- Stated goal
Retype the opening lines of the listing below, ending with the line that contains "target array (y)</text>", and leave out any pictures.

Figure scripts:
§ §

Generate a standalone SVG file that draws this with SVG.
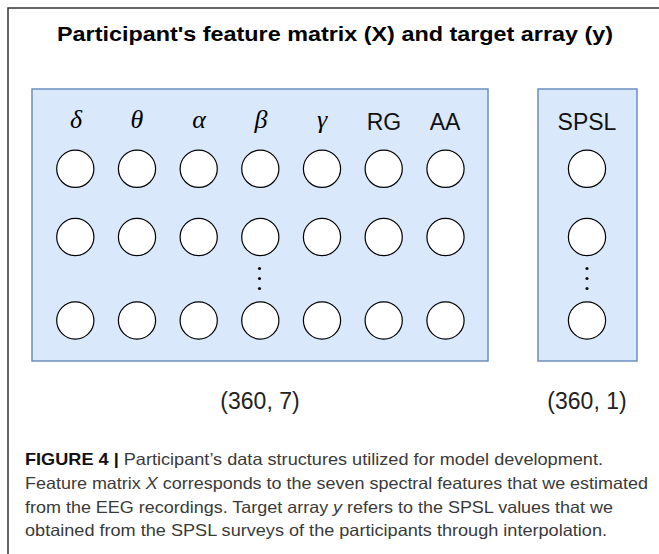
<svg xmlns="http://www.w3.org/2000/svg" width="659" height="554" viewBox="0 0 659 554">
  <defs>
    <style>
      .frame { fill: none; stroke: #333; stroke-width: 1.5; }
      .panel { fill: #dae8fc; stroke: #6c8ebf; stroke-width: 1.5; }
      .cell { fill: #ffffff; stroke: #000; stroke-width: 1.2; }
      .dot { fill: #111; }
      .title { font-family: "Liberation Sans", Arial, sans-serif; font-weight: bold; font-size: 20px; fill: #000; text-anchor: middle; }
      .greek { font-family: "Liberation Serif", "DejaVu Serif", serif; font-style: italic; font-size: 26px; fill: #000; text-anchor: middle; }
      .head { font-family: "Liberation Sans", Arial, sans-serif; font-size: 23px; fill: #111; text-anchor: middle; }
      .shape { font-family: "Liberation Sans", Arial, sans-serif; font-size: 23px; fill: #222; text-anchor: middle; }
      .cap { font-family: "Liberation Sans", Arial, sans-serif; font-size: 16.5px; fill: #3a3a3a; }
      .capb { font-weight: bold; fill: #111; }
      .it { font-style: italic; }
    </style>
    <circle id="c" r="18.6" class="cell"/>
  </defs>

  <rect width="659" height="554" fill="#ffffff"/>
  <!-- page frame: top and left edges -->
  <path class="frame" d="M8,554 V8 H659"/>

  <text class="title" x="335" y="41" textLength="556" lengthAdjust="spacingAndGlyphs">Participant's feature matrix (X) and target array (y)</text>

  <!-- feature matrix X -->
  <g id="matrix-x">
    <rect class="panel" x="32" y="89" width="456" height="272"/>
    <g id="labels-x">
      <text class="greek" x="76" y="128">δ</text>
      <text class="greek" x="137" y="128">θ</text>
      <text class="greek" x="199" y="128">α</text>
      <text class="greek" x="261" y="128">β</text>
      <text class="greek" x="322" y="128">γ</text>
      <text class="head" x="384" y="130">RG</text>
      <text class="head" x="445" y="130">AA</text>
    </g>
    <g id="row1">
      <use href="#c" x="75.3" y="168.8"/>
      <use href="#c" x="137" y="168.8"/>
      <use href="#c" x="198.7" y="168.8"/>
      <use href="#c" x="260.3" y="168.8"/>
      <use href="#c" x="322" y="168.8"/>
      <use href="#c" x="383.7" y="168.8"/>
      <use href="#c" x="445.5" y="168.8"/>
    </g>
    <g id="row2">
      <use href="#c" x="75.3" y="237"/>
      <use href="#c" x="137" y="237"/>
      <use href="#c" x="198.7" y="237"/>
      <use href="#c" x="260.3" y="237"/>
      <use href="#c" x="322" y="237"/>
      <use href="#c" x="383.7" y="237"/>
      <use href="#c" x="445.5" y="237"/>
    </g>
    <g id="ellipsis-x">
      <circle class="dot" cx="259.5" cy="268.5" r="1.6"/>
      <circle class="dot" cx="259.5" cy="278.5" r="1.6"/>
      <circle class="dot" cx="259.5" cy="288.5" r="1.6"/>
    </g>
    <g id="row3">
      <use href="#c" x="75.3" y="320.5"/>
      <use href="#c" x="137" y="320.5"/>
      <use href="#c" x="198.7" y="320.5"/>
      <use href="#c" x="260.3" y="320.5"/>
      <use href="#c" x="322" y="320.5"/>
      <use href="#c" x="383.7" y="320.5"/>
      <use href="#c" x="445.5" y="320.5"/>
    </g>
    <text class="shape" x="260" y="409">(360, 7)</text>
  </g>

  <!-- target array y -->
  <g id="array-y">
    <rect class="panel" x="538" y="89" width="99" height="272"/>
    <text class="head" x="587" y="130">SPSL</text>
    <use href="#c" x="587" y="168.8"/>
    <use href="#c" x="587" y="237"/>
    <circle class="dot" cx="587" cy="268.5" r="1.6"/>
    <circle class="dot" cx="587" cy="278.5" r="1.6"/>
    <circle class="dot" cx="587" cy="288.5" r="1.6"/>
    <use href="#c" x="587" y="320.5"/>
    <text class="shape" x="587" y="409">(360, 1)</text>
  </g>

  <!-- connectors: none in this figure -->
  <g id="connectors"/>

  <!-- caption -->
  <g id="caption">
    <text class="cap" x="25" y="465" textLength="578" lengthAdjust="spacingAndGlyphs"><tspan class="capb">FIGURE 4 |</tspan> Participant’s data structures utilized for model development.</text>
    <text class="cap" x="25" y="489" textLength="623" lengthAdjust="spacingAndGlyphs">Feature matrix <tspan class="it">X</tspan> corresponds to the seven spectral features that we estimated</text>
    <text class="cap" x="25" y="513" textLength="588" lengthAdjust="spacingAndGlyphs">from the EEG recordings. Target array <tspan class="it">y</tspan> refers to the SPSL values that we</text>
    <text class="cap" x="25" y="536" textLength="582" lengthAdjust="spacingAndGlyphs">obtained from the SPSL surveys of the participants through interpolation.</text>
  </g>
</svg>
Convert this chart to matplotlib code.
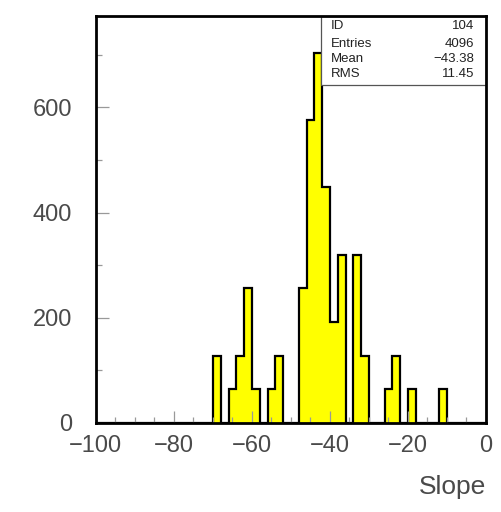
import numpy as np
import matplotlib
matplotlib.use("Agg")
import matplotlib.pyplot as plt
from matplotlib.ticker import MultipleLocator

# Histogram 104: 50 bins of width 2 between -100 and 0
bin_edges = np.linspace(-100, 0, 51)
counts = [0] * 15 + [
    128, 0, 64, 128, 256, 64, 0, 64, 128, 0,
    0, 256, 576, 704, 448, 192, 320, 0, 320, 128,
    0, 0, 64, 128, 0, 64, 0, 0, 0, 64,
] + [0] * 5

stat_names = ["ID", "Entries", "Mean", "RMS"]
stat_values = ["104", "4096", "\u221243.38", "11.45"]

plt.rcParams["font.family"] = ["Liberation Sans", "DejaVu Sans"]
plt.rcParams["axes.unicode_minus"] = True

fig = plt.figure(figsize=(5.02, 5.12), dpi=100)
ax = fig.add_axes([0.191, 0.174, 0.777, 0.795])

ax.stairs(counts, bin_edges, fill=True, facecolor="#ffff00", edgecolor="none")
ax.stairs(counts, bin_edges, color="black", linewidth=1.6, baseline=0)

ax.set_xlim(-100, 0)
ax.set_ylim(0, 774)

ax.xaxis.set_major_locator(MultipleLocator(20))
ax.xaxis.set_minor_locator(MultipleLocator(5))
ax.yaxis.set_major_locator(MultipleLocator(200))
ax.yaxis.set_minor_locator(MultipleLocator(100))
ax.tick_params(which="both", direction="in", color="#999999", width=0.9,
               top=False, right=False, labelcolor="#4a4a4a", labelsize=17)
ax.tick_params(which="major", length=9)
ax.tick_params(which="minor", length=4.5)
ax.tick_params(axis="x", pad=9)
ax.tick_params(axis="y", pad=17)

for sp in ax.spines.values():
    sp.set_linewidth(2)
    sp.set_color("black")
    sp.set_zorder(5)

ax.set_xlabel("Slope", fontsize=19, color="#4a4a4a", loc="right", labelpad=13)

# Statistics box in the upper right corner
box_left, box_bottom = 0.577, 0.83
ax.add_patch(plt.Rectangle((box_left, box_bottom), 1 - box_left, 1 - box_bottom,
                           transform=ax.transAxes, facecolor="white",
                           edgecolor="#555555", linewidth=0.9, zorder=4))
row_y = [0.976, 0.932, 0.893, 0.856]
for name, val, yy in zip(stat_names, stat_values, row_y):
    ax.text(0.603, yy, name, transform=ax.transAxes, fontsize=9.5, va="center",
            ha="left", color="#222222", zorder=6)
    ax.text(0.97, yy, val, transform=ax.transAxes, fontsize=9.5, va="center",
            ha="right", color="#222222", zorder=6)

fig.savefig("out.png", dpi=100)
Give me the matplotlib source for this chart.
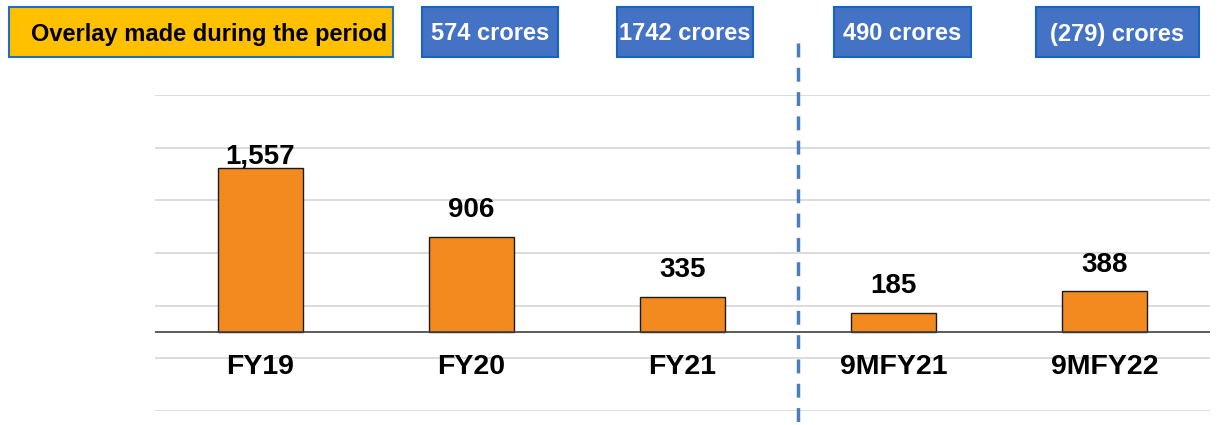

§ §

- Answer to this problem
Generate a standalone SVG file that draws this with SVG.
<svg xmlns="http://www.w3.org/2000/svg" width="659" height="554" viewBox="0 0 659 554">
  <defs>
    <style>
      .frame { fill: none; stroke: #333; stroke-width: 1.5; }
      .panel { fill: #dae8fc; stroke: #6c8ebf; stroke-width: 1.5; }
      .cell { fill: #ffffff; stroke: #000; stroke-width: 1.2; }
      .dot { fill: #111; }
      .title { font-family: "Liberation Sans", Arial, sans-serif; font-weight: bold; font-size: 20px; fill: #000; text-anchor: middle; }
      .greek { font-family: "Liberation Serif", "DejaVu Serif", serif; font-style: italic; font-size: 26px; fill: #000; text-anchor: middle; }
      .head { font-family: "Liberation Sans", Arial, sans-serif; font-size: 23px; fill: #111; text-anchor: middle; }
      .shape { font-family: "Liberation Sans", Arial, sans-serif; font-size: 23px; fill: #222; text-anchor: middle; }
      .cap { font-family: "Liberation Sans", Arial, sans-serif; font-size: 16.5px; fill: #3a3a3a; }
      .capb { font-weight: bold; fill: #111; }
      .it { font-style: italic; }
    </style>
    <circle id="c" r="18.6" class="cell"/>
  </defs>

  <rect width="659" height="554" fill="#ffffff"/>
  <!-- page frame: top and left edges -->
  <path class="frame" d="M8,554 V8 H659"/>

  <text class="title" x="335" y="41" textLength="556" lengthAdjust="spacingAndGlyphs">Participant's feature matrix (X) and target array (y)</text>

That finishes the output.